The good news for charter clients, he says, is that even ­despite the grandeur to be explored, precious few yachts with ­professional crew make the run to Alaska each summer. A lot of times, ­Serengeti has had an anchorage all to herself.

The bad news for charter clients, Fagan says, is that given the small number of available yachts and the short season, primarily from June through August, the best boats tend to book up fast. As of early May, Serengeti already had nine charters scheduled for this summer.

“I would say a year out is when you start getting the first bookings, and it’s wise to book six months in advance,” he says, “especially if you want a prime date.”


Clients wanting to book any boat in Alaska, he says, should look not only for an experienced crew, but also for a boat that’s outfitted for the area. Serengeti, for instance, has Isinglass on the main and top decks, allowing wide views without cold winds.

And it’s the views that count—especially given the realities of climate change.

“Of course, the glaciers are slowly receding, but they’re still there,” he says. “Who knows? A hundred years from now, some of them may be backed up farther than we can get to in a boat, but anybody who goes up now can experience that beauty.”

130-foot Westport


This 130-foot Westport, part of the Northrop & Johnson fleet, is among a handful of crewed charter yachts that visit Alaska every summer. The crew have figured out ­everything from onshore provisioners to ­onboard Wi-Fi. The yacht is a 2002 build that was refitted in 2014 and was in the yard for annual maintenance as of early May. Tenders include a 34-foot Regulator that can be rigged for fishing, as well as an 18-foot Novurania for zipping in and out of ports from Juneau to Sitka. The lowest weekly base rate is $120,000 for 10 to 12 guests. Courtesy Northrop & Johnson
105-foot Broward yacht


Part of the Infinity Yacht Charters fleet, this 105-foot Broward also bases in Alaska each year, giving the crew advantages—compared with yachts visiting for just one season—when it comes to planning itineraries and experiences. She’s a 1982 build that, since 2012, has had more than $1.4 million in refit work.

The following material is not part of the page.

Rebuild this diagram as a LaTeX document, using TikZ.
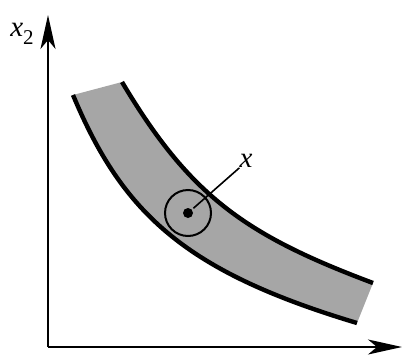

Most recently, in 2018, a new northern-lights generator was added. ­Accommodations are for six guests in three staterooms, and the weekly rate of $59,000 includes meals, fuel and some additional expenses that other yachts charge as add-ons. Courtesy Infinity Yacht Charters

What to expect in Alaska

  • Charter Itineraries typically take place between Juneau, Alaska’s capital, and Sitka, in the southeast part of the state that borders Canada.
  • The sounds of the glaciers as they calve, cracking off chunks and dropping them into the sea, is as loud as the roar of lions or a low-flying plane.
  • Whales, bears, bald eagles and other wildlife are all around, so have a camera ready, ideally with a long lens.
  • Try the candied salmon, which is eaten as a stick, kind of like beef jerky.